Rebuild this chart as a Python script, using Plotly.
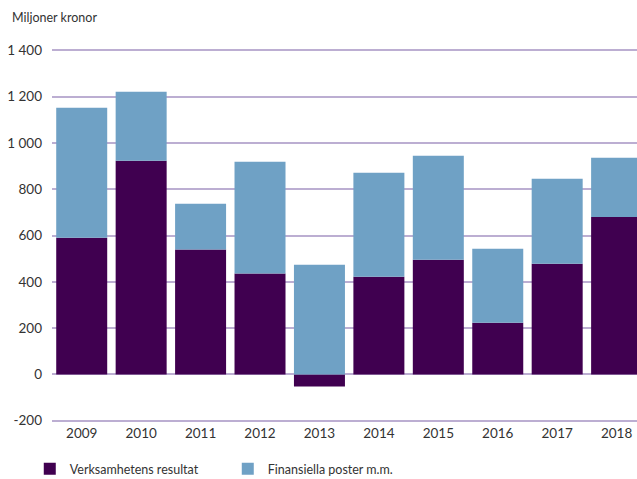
import plotly.graph_objects as go

years = ["2009", "2010", "2011", "2012", "2013", "2014", "2015", "2016", "2017", "2018"]
verksamhet = [590, 923, 539, 436, -52, 422, 495, 223, 478, 680]
finansiella = [562, 298, 198, 483, 474, 449, 450, 320, 367, 256]
ytick_vals = [-200, 0, 200, 400, 600, 800, 1000, 1200, 1400]
ytick_text = ["-200", "0", "200", "400", "600", "800", "1 000", "1 200", "1 400"]

font = "Lato, Open Sans, sans-serif"
grid = "#bcaed2"

fig = go.Figure()
fig.add_trace(go.Bar(x=years, y=verksamhet, name="Verksamhetens resultat",
                     marker=dict(color="#400050", line=dict(width=0)), width=0.858))
fig.add_trace(go.Bar(x=years, y=finansiella, name="Finansiella poster m.m.",
                     marker=dict(color="#6fa1c5", line=dict(width=0)), width=0.858))

plot_h = 479 - 48 - 56
fig.update_layout(
    width=637, height=479,
    barmode="relative",
    paper_bgcolor="white", plot_bgcolor="white",
    margin=dict(l=52, r=0, t=48, b=56, autoexpand=False),
    font=dict(family=font, size=13, color="#333333"),
    xaxis=dict(type="category", range=[-0.5, 9.343], showgrid=False, showline=False,
               ticks="", automargin=False, tickfont=dict(size=13.5, color="#333333")),
    yaxis=dict(range=[-210, 1410], tickvals=ytick_vals, ticktext=ytick_text,
               showgrid=True, gridcolor=grid, gridwidth=1.5,
               zeroline=True, zerolinecolor=grid, zerolinewidth=1.5,
               showline=False, ticks="", ticklabelstandoff=9, automargin=False,
               tickfont=dict(size=13.5, color="#333333")),
    legend=dict(orientation="h", x=-0.038, xanchor="left", y=-31 / plot_h, yanchor="top",
                font=dict(size=12.5, color="#333333"), entrywidth=153, entrywidthmode="pixels",
                traceorder="normal"),
    annotations=[dict(text="Miljoner kronor", xref="paper", yref="paper", x=-0.0718,
                      y=1 + 30 / plot_h,
                      xanchor="left", yanchor="middle", showarrow=False,
                      font=dict(size=12.5, color="#333333"))],
    showlegend=True,
)

fig.write_html("out.html", config={"displayModeBar": False},
               post_script="document.body.style.margin='0';document.body.style.padding='0';")
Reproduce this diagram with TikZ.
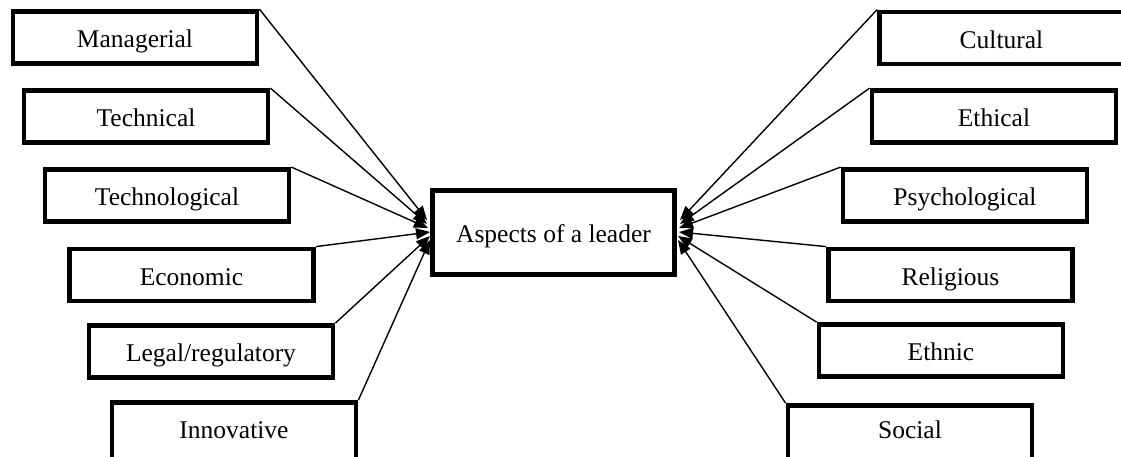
\documentclass[tikz,border=0pt]{standalone}
\usepackage{fontspec}
\setmainfont{Liberation Serif}
\usetikzlibrary{arrows.meta}
\begin{document}
\begin{tikzpicture}[x=1pt,y=-1pt,
  aspect/.style={draw, line width=4.8pt, minimum width=244pt, minimum height=52pt, inner sep=0pt,
    text height=20pt, text depth=0pt, font=\fontsize{25.5}{30}\selectfont},
  cutaspect/.style={aspect, minimum height=62pt},
  hub/.style={draw, line width=4.8pt, minimum width=242pt, minimum height=84pt, inner sep=0pt,
    text height=20pt, text depth=0pt, font=\fontsize{25.5}{30}\selectfont},
  link/.style={line width=1.4pt, -{Triangle[length=14pt,width=11pt]}}]
\useasboundingbox (0,0) rectangle (1121,456);
\node[hub] (c) at (553.5,232.5) {Aspects of a leader};
% left
\node[aspect] (m) at (135,37.5) {Managerial};
\node[aspect] (t) at (146,116.5) {Technical};
\node[aspect] (tg) at (167,195.5) {Technological};
\node[aspect] (e) at (191.5,275) {Economic};
\node[aspect] (l) at (211,351.5) {Legal/regulatory};
\node[cutaspect, text height=10pt] (i) at (234,433.5) {Innovative};
% right
\node[aspect] (cu) at (1001.5,38) {Cultural};
\node[aspect] (et) at (994,116.5) {Ethical};
\node[aspect] (ps) at (965,195.5) {Psychological};
\node[aspect] (re) at (950.5,275) {Religious};
\node[aspect] (en) at (941,350.5) {Ethnic};
\node[cutaspect, text height=4pt] (so) at (910,436.5) {Social};
% targets
\coordinate (L1) at (427,220);
\coordinate (L2) at (427,224);
\coordinate (L3) at (428,228);
\coordinate (L4) at (430,232);
\coordinate (L5) at (430,236);
\coordinate (L6) at (430,240);
\coordinate (R1) at (680,220);
\coordinate (R2) at (680,224);
\coordinate (R3) at (679,228);
\coordinate (R4) at (679,232);
\coordinate (R5) at (678,236);
\coordinate (R6) at (678,240);
\draw[link] (m.north east) -- (L1);
\draw[link] (t.north east) -- (L2);
\draw[link] (tg.north east) -- (L3);
\draw[link] (e.north east) -- (L4);
\draw[link] (l.north east) -- (L5);
\draw[link] (i.north east) -- (L6);
\draw[link] (cu.north west) -- (R1);
\draw[link] (et.north west) -- (R2);
\draw[link] (ps.north west) -- (R3);
\draw[link] (re.north west) -- (R4);
\draw[link] (en.north west) -- (R5);
\draw[link] (so.north west) -- (R6);
\end{tikzpicture}
\end{document}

--- --- ---

**What you are asked to do**
Sift through the entries and copy every line with "this".

**Output below**
Rebuild this chart as a Python script, using Plotly.
Reproduce this diagram with TikZ.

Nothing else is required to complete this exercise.